Found among Ron Staines’ papers (BF 20A 3p): a letter to the Secretary of Harpenden History Society, dated 20 January 1981, from R J Richardson of 54 Stewart Road, who attended the school in 1912 when he was 6 and where he remained for 3 years:
At last month’s display I met Mr Simon Cotton and happened to mention to him that I went to school at Topstreet farmhouse. He said he did not think the Society was aware it had ever been used as a school and would I write you a few notes from my memory. As you know the old farmhouse still exists at the corner of Topstreet Way and Crabtree Lane.
The school comprised the two biggish front rooms and was run by a Mrs Brown and her daughter who lived at the corner of Milton and Spenser roads. They had one young assistant teacher, and there could not have been more than 25-30 pupils: we were divided into three classes so got plenty of individual attention.

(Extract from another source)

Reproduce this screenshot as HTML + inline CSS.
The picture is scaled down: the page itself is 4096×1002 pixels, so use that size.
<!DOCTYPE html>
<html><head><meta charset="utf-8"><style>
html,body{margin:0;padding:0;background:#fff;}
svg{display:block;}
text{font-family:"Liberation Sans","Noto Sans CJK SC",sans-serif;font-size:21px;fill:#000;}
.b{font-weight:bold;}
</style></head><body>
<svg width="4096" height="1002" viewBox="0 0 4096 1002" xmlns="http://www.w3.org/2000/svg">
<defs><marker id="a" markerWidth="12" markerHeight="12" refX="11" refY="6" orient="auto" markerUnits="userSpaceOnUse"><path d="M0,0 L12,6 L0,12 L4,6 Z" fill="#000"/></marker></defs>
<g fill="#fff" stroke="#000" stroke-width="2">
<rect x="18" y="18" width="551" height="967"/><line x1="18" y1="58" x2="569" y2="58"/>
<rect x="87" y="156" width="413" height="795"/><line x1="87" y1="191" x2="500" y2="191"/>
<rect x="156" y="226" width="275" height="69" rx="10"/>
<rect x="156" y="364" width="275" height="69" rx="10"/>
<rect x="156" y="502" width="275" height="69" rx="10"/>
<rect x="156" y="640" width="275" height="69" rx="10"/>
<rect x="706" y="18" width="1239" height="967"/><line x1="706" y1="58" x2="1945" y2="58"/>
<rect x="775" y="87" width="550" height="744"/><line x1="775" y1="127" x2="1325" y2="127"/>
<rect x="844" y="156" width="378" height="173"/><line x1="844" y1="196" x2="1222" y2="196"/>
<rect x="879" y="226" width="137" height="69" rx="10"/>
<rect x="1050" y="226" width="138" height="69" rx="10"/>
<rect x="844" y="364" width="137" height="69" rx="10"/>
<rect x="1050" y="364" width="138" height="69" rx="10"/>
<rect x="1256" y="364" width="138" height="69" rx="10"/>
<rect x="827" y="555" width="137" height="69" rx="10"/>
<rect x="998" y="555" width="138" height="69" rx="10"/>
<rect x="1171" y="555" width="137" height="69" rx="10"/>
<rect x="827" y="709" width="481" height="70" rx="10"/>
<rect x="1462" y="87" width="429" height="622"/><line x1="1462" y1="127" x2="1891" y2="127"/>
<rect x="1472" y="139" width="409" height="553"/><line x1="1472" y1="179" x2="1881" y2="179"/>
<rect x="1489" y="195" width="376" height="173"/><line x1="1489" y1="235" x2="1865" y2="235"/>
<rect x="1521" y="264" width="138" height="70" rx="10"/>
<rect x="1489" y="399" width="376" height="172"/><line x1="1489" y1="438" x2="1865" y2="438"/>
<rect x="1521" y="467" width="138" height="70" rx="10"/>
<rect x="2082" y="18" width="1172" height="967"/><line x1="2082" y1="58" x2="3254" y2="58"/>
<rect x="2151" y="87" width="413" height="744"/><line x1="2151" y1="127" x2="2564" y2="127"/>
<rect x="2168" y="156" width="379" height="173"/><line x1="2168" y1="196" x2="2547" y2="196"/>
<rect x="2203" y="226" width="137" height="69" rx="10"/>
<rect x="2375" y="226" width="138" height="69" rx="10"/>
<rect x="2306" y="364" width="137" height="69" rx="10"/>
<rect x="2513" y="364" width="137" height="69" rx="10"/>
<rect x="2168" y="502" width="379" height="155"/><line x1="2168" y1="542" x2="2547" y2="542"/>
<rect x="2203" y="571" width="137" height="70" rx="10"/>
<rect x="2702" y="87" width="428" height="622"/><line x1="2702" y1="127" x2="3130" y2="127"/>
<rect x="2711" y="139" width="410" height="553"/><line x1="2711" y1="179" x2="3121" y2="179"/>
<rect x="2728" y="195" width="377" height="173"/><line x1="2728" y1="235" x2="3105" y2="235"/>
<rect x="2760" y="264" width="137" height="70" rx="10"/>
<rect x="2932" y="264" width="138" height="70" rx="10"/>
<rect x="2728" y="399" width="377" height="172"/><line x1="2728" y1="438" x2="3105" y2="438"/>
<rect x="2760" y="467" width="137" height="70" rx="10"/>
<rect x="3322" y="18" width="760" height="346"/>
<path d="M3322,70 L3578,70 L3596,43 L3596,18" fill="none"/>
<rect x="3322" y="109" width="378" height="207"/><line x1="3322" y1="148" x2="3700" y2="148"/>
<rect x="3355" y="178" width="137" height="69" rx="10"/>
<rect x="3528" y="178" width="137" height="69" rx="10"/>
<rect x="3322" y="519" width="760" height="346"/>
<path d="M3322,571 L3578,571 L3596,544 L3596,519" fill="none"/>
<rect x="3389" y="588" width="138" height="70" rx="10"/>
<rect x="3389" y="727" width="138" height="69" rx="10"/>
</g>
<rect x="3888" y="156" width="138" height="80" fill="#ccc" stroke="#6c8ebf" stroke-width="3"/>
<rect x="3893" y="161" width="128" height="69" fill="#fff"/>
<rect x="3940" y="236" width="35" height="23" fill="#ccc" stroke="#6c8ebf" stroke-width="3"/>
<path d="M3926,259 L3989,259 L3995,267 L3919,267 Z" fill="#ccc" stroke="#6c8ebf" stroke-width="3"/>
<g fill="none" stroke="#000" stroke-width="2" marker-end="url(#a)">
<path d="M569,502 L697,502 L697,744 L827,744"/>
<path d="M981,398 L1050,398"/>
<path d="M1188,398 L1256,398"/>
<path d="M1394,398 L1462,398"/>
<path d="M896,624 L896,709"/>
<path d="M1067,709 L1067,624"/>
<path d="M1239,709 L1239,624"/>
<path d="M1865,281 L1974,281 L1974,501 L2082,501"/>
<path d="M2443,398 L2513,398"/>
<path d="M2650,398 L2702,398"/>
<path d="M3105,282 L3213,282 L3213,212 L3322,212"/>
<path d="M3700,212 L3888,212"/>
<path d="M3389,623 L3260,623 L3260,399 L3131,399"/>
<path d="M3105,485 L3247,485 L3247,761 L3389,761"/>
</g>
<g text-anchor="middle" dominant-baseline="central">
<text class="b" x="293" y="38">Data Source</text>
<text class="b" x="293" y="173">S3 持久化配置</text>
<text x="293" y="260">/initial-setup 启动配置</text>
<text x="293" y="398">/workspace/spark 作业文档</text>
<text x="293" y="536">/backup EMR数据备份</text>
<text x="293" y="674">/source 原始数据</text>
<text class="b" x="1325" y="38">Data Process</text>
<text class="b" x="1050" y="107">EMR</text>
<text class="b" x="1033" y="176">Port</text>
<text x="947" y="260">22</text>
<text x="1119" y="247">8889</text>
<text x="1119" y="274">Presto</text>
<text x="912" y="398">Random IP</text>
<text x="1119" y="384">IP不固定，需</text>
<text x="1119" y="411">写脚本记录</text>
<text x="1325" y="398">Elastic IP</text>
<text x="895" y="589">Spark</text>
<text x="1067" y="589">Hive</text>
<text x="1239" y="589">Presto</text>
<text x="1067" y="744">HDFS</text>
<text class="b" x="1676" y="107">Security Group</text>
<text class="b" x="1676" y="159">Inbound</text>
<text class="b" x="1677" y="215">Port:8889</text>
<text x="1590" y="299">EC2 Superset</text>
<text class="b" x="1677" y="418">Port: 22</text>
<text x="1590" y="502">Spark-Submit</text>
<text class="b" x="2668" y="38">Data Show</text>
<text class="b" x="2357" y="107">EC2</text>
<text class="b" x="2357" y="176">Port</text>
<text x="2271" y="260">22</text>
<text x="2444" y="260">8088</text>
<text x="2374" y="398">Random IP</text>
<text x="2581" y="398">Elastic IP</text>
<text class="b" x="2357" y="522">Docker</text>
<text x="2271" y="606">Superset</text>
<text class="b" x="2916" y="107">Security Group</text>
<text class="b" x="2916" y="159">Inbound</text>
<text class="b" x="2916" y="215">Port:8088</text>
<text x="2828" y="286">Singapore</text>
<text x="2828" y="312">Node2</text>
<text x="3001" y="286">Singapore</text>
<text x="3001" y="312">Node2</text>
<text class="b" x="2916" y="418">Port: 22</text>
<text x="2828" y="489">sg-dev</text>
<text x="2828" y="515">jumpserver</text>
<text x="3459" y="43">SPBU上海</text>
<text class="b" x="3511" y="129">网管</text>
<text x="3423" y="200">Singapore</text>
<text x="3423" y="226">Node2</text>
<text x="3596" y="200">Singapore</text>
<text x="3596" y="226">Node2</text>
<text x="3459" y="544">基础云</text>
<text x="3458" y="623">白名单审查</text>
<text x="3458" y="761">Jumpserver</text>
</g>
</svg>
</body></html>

There were large barns adjoining Crabtree Lane, a pigsty, a duckpond and all the time the work of the farm went on around us. Mr Dunckley was the farmer and the farm extended eastward up Crabtree Lane and westward as far as the railway. Some local people you may know went to the school – Leoni Crowther who lives in Milton Road, Marjorie and Howard Hasseldine (children of the artist), Stanley Cole (who runs New Mill End farm) and his two brothers and Edna Claridge (now married to Dr Robert Williams) who still lives in Harpenden.
I lived in Wheathampstead Road (now 52 Southdown Road) just round the corner from Crabtree Lane and remember the races on the Common: the last one of each meeting started from in front of our house and I have been told I saw Steve Donoghue on one of the horses. Walkers and Cravells roads had hoggin and peat laid on them where the horses would cross.

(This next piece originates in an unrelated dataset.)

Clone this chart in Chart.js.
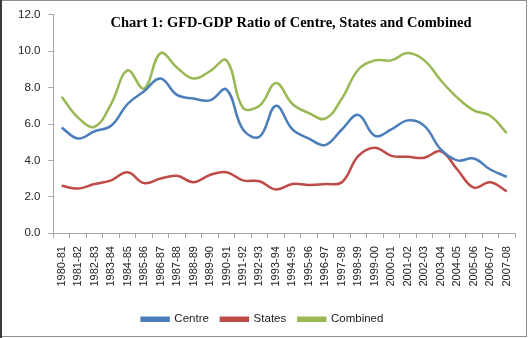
<!DOCTYPE html>
<html>
<head>
<meta charset="utf-8">
<script src="https://cdn.jsdelivr.net/npm/chart.js@4.4.1/dist/chart.umd.min.js"></script>
<style>
  html, body { margin: 0; padding: 0; background: #fff; }
  #wrap { width: 529px; height: 338px; }
</style>
</head>
<body>
<div id="wrap"><canvas id="gfd-chart" width="529" height="338"></canvas></div>
<script>
// Años fiscales del eje X
const years = ['1980-81', '1981-82', '1982-83', '1983-84', '1984-85', '1985-86', '1986-87',
    '1987-88', '1988-89', '1989-90', '1990-91', '1991-92', '1992-93', '1993-94', '1994-95',
    '1995-96', '1996-97', '1997-98', '1998-99', '1999-00', '2000-01', '2001-02', '2002-03',
    '2003-04', '2004-05', '2005-06', '2006-07', '2007-08'];

// Ratio GFD-GDP (%) por serie
const centre = [5.8, 5.2, 5.6, 5.9, 7.1, 7.8, 8.5, 7.6, 7.4, 7.3, 7.9, 5.7, 5.3, 7.0,
    5.7, 5.2, 4.85, 5.7, 6.5, 5.35, 5.7, 6.2, 5.9, 4.6, 4.0, 4.1, 3.5, 3.1];
const states = [2.6, 2.45, 2.7, 2.9, 3.35, 2.75, 3.0, 3.15, 2.8, 3.2, 3.35, 2.9, 2.85, 2.4,
    2.7, 2.65, 2.7, 2.8, 4.25, 4.7, 4.25, 4.2, 4.15, 4.5, 3.5, 2.5, 2.8, 2.3];
const combined = [7.5, 6.35, 5.85, 7.1, 8.95, 7.95, 9.9, 9.1, 8.5, 8.9, 9.5, 6.9, 7.0, 8.25,
    7.1, 6.6, 6.3, 7.4, 9.0, 9.5, 9.5, 9.9, 9.5, 8.4, 7.45, 6.75, 6.45, 5.5];

const yTicks = [0, 2, 4, 6, 8, 10, 12];
const chartTitle = 'Chart 1: GFD-GDP Ratio of Centre, States and Combined';

const axisColor = '#a6a6a6';

// Fondo blanco, marco y título sobre el área del gráfico
const framePlugin = {
    id: 'frame',
    beforeDraw(chart) {
        const ctx = chart.ctx;
        ctx.save();
        ctx.fillStyle = '#fff';
        ctx.fillRect(0, 0, chart.width, chart.height);
        ctx.restore();
    },
    afterDraw(chart) {
        const ctx = chart.ctx;
        ctx.save();
        ctx.fillStyle = '#000';
        ctx.font = 'bold 14.5px "Liberation Serif", "Times New Roman", serif';
        ctx.textAlign = 'center';
        ctx.textBaseline = 'middle';
        ctx.fillText(chartTitle, 291, 23);

        ctx.strokeStyle = '#8c8c8c';
        ctx.lineWidth = 1;
        ctx.strokeRect(0.5, 0.5, chart.width - 3, chart.height - 2);
        ctx.strokeStyle = '#3a3a3a';
        ctx.lineWidth = 2;
        ctx.beginPath();
        ctx.moveTo(1, 0);
        ctx.lineTo(1, chart.height);
        ctx.stroke();
        ctx.restore();
    }
};

function serie(label, data, color) {
    return {
        label: label,
        data: data,
        borderColor: color,
        backgroundColor: color,
        borderWidth: 2.5,
        pointRadius: 0,
        pointHoverRadius: 0,
        tension: 0.4,
        fill: false
    };
}

const ctx = document.getElementById('gfd-chart').getContext('2d');
new Chart(ctx, {
    type: 'line',
    data: {
        labels: years,
        datasets: [
            serie('Centre', centre, '#4a7ebb'),
            serie('States', states, '#be4b48'),
            serie('Combined', combined, '#98b954')
        ]
    },
    options: {
        responsive: false,
        animation: false,
        layout: {
            padding: { top: 8, right: 14, bottom: 3, left: 10 }
        },
        scales: {
            x: {
                offset: true,
                grid: {
                    offset: true,
                    drawOnChartArea: false,
                    color: axisColor,
                    tickLength: 5
                },
                border: { color: axisColor },
                ticks: {
                    autoSkip: false,
                    maxRotation: 90,
                    minRotation: 90,
                    padding: 8,
                    color: '#222',
                    font: { family: '"Liberation Sans", Arial, sans-serif', size: 11 }
                },
                // espacio extra entre las etiquetas y la leyenda
                afterFit(axis) {
                    axis.height += 7;
                }
            },
            y: {
                min: 0,
                max: 12,
                afterBuildTicks(axis) {
                    axis.ticks = yTicks.map(v => ({ value: v }));
                },
                grid: {
                    drawOnChartArea: false,
                    color: axisColor,
                    tickLength: 5
                },
                border: { color: axisColor },
                ticks: {
                    padding: 8,
                    color: '#222',
                    font: { family: '"Liberation Sans", Arial, sans-serif', size: 11.5 },
                    callback: v => Number(v).toFixed(1)
                }
            }
        },
        plugins: {
            legend: {
                position: 'bottom',
                labels: {
                    boxWidth: 27,
                    boxHeight: 3,
                    padding: 12,
                    color: '#222',
                    font: { family: '"Liberation Sans", Arial, sans-serif', size: 11.5 }
                }
            },
            tooltip: { enabled: false }
        }
    },
    plugins: [framePlugin]
});
</script>
</body>
</html>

There was a little shop in the Bowling Alley between the Queen’s Head (now the Skew Bridge) and the Skew Bridge which sold sweets and my mother would give me a halfpenny which I would spend by buying a small packet of desiccated coconut made up to look like tobacco for a farthing and a sweet looking like a cigarette for the other farthing. An acid drop on a stick immersed in sherbet in a paper bag cost a halfpenny.
Every day a flock of sheep used to be driven down Crabtree Lane to graze on the Common. Mr Watler in Queen’s Road used to milk his cows and bring the milk round to us still warm: there was no pasteurisation in those days. His eggs were a shilling a score. His man used to drive the cows across the Common to Hatching Green for grazing and back again in the evening.
My grandfather told me that Sir John Lawes thought the Skew Bridge was an eyesore and he had a double row of trees planted on the Common (opposite our house) so that he and his guests would not see it when they came out of the drive of Rothamsted Park. For some reason the trees never thrived and very few of them are left now.